When I think of my childhood home, I think of playing soccer in the front yard under a tree that smells like rotten meat when it blossoms.
I think of the red bricks and green trim that make up our house, and the giant rock in our side garden where my sister and I store our treasures. We call it the treasure rock.
I think of running through our patchy front yard, climbing up our crumbly porch steps and leaning against our Husker-red door after school. We stand there hitting the doorbell until my dad catches up and unlocks it.
I think of the way I can tell who is coming up and down the stairs, the spiral cord telephone that always comes off the hook and the certifiably insane family dinners we have. These dinners usually include, what we like to call, my father’s famous bulls*** casseroles.
For clarification, bulls*** casseroles are something my dad likes to make when he doesn’t have a lot of time to make an actual dinner.
And while I can remember all these menial, physical aspects of my house, it’s really my family that makes these memories stand out.
I vividly remember playing soccer with my sisters, my dad’s semi-annoyance when I’d ring the doorbell several times in a row and the way my mom would put on her pajamas as soon as she got home from work.
I miss my brother’s childish laugh, ridiculous conversations about “Spongebob Squarepants” and happily eating my dad’s casseroles.
Now, as a 21-year-old college student, I am renting a house. Although the air conditioner doesn’t always work and I find large spiders in my bed, it’s a place for me to start making new memories.
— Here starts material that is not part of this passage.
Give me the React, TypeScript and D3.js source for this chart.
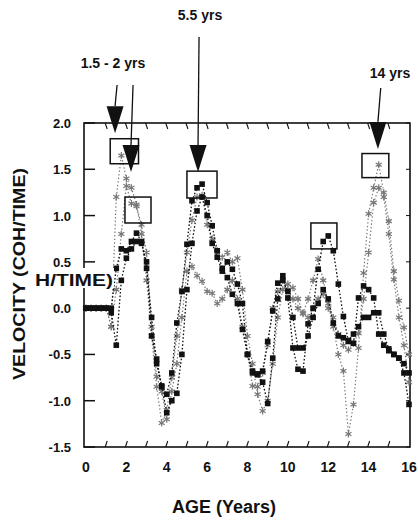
import React from "react";
import * as d3 from "d3";

// ages sampled every quarter year
const ages = [
  0, 0.25, 0.5, 0.75, 1, 1.25, 1.5, 1.75, 2, 2.25, 2.5, 2.75, 3, 3.25, 3.5, 3.75,
  4, 4.25, 4.5, 4.75, 5, 5.25, 5.5, 5.75, 6, 6.25, 6.5, 6.75, 7, 7.25, 7.5, 7.75,
  8, 8.25, 8.5, 8.75, 9, 9.25, 9.5, 9.75, 10, 10.25, 10.5, 10.75, 11, 11.25, 11.5, 11.75,
  12, 12.25, 12.5, 12.75, 13, 13.25, 13.5, 13.75, 14, 14.25, 14.5, 14.75, 15, 15.25, 15.5, 15.75, 16,
];

// black squares, series A
const squaresA = [
  0, 0, 0, 0, 0, 0, 0.43, 0.64, 0.62, 0.72, 0.81, 0.72, 0.43, -0.1, -0.6, -0.84,
  -0.93, -0.7, -0.16, 0.18, 0.69, 1.16, 1.3, 1.34, 1.14, 0.89, 0.62, 0.43, 0.33, 0.15, 0.05, -0.23,
  -0.5, -0.68, -0.71, -0.68, -0.36, -0.03, 0.27, 0.35, 0.11, -0.43, -0.66, -0.68, -0.17, 0.0, 0.42, 0.72,
  0.78, 0.62, 0.26, -0.09, -0.36, -0.38, 0.11, 0.24, 0.2, 0.11, -0.28, -0.4, -0.46, -0.5, -0.54, -0.6, -0.7,
];

// black squares, series B
const squaresB = [
  0, 0, 0, 0, 0, -0.05, -0.4, 0.3, 0.54, 0.64, 0.72, 0.7, 0.5, -0.3, -0.55, -0.85,
  -1.13, -1.0, -0.92, -0.5, 0.2, 0.7, 1.05, 1.2, 1.0, 0.7, 0.55, 0.4, 0.5, 0.42, 0.26, 0.05,
  -0.5, -0.7, -0.72, -0.8, -1.03, -0.54, 0.1, 0.3, 0.18, -0.1, -0.43, -0.43, -0.3, -0.1, 0.05, 0.2,
  0.1, -0.16, -0.3, -0.32, -0.35, -0.28, -0.2, -0.1, -0.1, -0.05, -0.05, -0.28, -0.44, -0.5, -0.54, -0.7, -1.04,
];

// grey asterisks, series C
const starsC = [
  0, 0, 0, 0, 0, -0.2, 1.2, 1.65, 1.4, 1.3, 1.12, 0.8, 0.3, -0.3, -0.85, -1.24,
  -1.1, -0.75, -0.3, 0.2, 0.6, 0.95, 1.2, 1.22, 0.9, 0.75, 0.62, 0.55, 0.6, 0.5, 0.54, 0.2,
  -0.3, -0.6, -0.93, -1.11, -1.0, -0.6, -0.1, 0.2, 0.26, 0.22, 0.1, -0.06, 0.1, 0.3, 0.53, 0.3,
  0.05, -0.2, -0.5, -0.68, -1.36, -1.04, -0.43, 0.38, 1.02, 1.3, 1.55, 1.25, 0.94, 0.4, 0.08, -0.21, -0.5,
];

// grey asterisks, series D
const starsD = [
  0, 0, 0, 0, 0, -0.2, 0.2, 0.8, 1.32, 1.13, 1.1, 0.9, 0.6, -0.2, -0.74, -0.9,
  -1.2, -0.9, -0.6, -0.1, 0.4, 0.45, 0.35, 0.29, 0.18, 0.16, 0.05, 0.1, 0.2, 0.3, 0.1, -0.2,
  -0.5, -0.84, -0.85, -0.7, -0.4, 0.0, 0.18, 0.3, 0.2, 0.1, 0.0, -0.05, -0.1, 0.0, 0.1, 0.15,
  0.0, -0.1, -0.28, -0.4, -0.45, -0.38, -0.27, 0.1, 0.6, 1.14, 1.3, 1.2, 0.8, 0.31, -0.1, -0.4, -0.8,
];

const yTicks = [-1.5, -1.0, -0.5, 0.0, 0.5, 1.0, 1.5, 2.0];
const xTicks = [0, 2, 4, 6, 8, 10, 12, 14, 16];
const yearTicks = [1, 2, 3, 4, 5, 6, 7, 8, 9, 10, 11, 12, 13, 14, 15];

// highlight boxes: [age0, age1, v0, v1]
const boxes = [
  [1.2, 2.6, 1.56, 1.83],
  [1.93, 3.22, 0.92, 1.2],
  [5.0, 6.49, 1.19, 1.48],
  [11.14, 12.43, 0.64, 0.92],
  [13.67, 15.0, 1.41, 1.67],
];

// arrows: tip age, tip value, age of top of shaft
const arrowTips = [
  { age: 1.44, v: 1.89, topAge: 1.54, topY: 85 },
  { age: 2.23, v: 1.47, topAge: 2.33, topY: 85 },
  { age: 5.55, v: 1.47, topAge: 5.6, topY: 37 },
  { age: 14.46, v: 1.72, topAge: 14.6, topY: 88 },
];

const notes = [
  { text: "5.5 yrs", x: 200, y: 20 },
  { text: "1.5 - 2 yrs", x: 113, y: 68 },
  { text: "14 yrs", x: 390, y: 78 },
];

const W = 418;
const H = 520;
const font = "Arial, 'Liberation Sans', sans-serif";

export default function App() {
  const x = d3.scaleLinear().domain([0, 16]).range([86, 409]);
  const y = d3.scaleLinear().domain([-1.5, 2]).range([447, 123]);
  const left = 84;
  const right = 410;
  const top = 123;
  const bottom = 447;

  const line = d3
    .line<number>()
    .x((_, i) => x(ages[i]))
    .y((d) => y(d));

  const star = d3.symbol(d3.symbolAsterisk, 34)() || "";

  const greySeries = [starsC, starsD];
  const blackSeries = [squaresA, squaresB];

  return (
    <svg width={W} height={H} style={{ position: "absolute", left: 0, top: 0, background: "#fff" }}>
      <rect width={W} height={H} fill="#fff" />

      {/* frame */}
      <rect x={left} y={top} width={right - left} height={bottom - top} fill="none" stroke="#111" strokeWidth={1.6} />

      {/* left major ticks */}
      {yTicks.map((t) => (
        <g key={"yl" + t}>
          <line x1={left} x2={left + 11} y1={y(t)} y2={y(t)} stroke="#111" strokeWidth={1.5} />
          <line x1={right} x2={right - 4} y1={y(t)} y2={y(t)} stroke="#111" strokeWidth={1} />
          <text x={71} y={y(t) + 5} textAnchor="end" fontFamily={font} fontWeight="bold" fontSize={13} fill="#111">
            {t.toFixed(1)}
          </text>
        </g>
      ))}

      {/* slanted minor ticks, top and bottom */}
      {yearTicks.map((t) => (
        <g key={"yt" + t}>
          <line x1={x(t) - 1} x2={x(t) + 1} y1={top} y2={top + 6} stroke="#111" strokeWidth={1.1} />
          <line x1={x(t) - 1} x2={x(t) + 1} y1={bottom} y2={bottom - 6} stroke="#111" strokeWidth={1.1} />
        </g>
      ))}

      {xTicks.map((t) => (
        <text key={"xl" + t} x={x(t)} y={472} textAnchor="middle" fontFamily={font} fontWeight="bold" fontSize={14} fill="#111">
          {t}
        </text>
      ))}

      {/* grey asterisk series */}
      {greySeries.map((s, si) => (
        <g key={"g" + si}>
          <path d={line(s) || ""} fill="none" stroke="#777" strokeWidth={1.2} strokeDasharray="1.4 2.2" />
          {s.map((v, i) => (
            <path
              key={i}
              d={star}
              transform={`translate(${x(ages[i])},${y(v)})`}
              fill="none"
              stroke="#777"
              strokeWidth={1.2}
            />
          ))}
        </g>
      ))}

      {/* black square series */}
      {blackSeries.map((s, si) => (
        <g key={"b" + si}>
          <path d={line(s) || ""} fill="none" stroke="#111" strokeWidth={1.3} strokeDasharray="1.6 2" />
          {s.map((v, i) => (
            <rect key={i} x={x(ages[i]) - 2.8} y={y(v) - 2.8} width={5.6} height={5.6} fill="#111" />
          ))}
        </g>
      ))}

      {/* highlight boxes */}
      {boxes.map((b, i) => (
        <rect
          key={"box" + i}
          x={x(b[0])}
          y={y(b[3])}
          width={x(b[1]) - x(b[0])}
          height={y(b[2]) - y(b[3])}
          fill="none"
          stroke="#111"
          strokeWidth={1.5}
        />
      ))}

      {/* arrows */}
      {arrowTips.map((a, i) => {
        const tx = x(a.age);
        const ty = y(a.v);
        const headTop = ty - 27;
        return (
          <g key={"ar" + i}>
            <line x1={x(a.topAge)} y1={a.topY} x2={tx} y2={headTop} stroke="#111" strokeWidth={1.3} />
            <path d={`M${tx - 8.5},${headTop} L${tx + 8.5},${headTop} L${tx},${ty} Z`} fill="#111" />
          </g>
        );
      })}

      {notes.map((n) => (
        <text key={n.text} x={n.x} y={n.y} textAnchor="middle" fontFamily={font} fontWeight="bold" fontSize={14} fill="#111">
          {n.text}
        </text>
      ))}

      {/* axis titles */}
      <text
        transform={`translate(25,274) rotate(-90)`}
        textAnchor="middle"
        fontFamily={font}
        fontWeight="bold"
        fontSize={17}
        textLength={212}
        lengthAdjust="spacingAndGlyphs"
        fill="#111"
      >
        VELOCITY (COH/TIME)
      </text>
      <rect x={35} y={268} width={79} height={20} fill="#fff" />
      <text x={35} y={286} fontFamily={font} fontWeight="bold" fontSize={17} textLength={78} lengthAdjust="spacingAndGlyphs" fill="#111">
        H/TIME)
      </text>
      <text x={224} y={513} textAnchor="middle" fontFamily={font} fontWeight="bold" fontSize={18} fill="#111">
        AGE (Years)
      </text>
    </svg>
  );
}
While it technically isn’t my house, it’s becoming my home. I have roommates who are always around for a venting session with a fairly large glass of wine in hand. As I handle my crazy schedule, they make me feel loved and accepted.
Even though this new house is not built with red bricks and lacks a tree that smells foul when it blossoms, it has my people. With it being my senior year, I want to make as many memories as I can, and I can’t imagine doing that with anyone else.
My one piece of advice to you: find your people.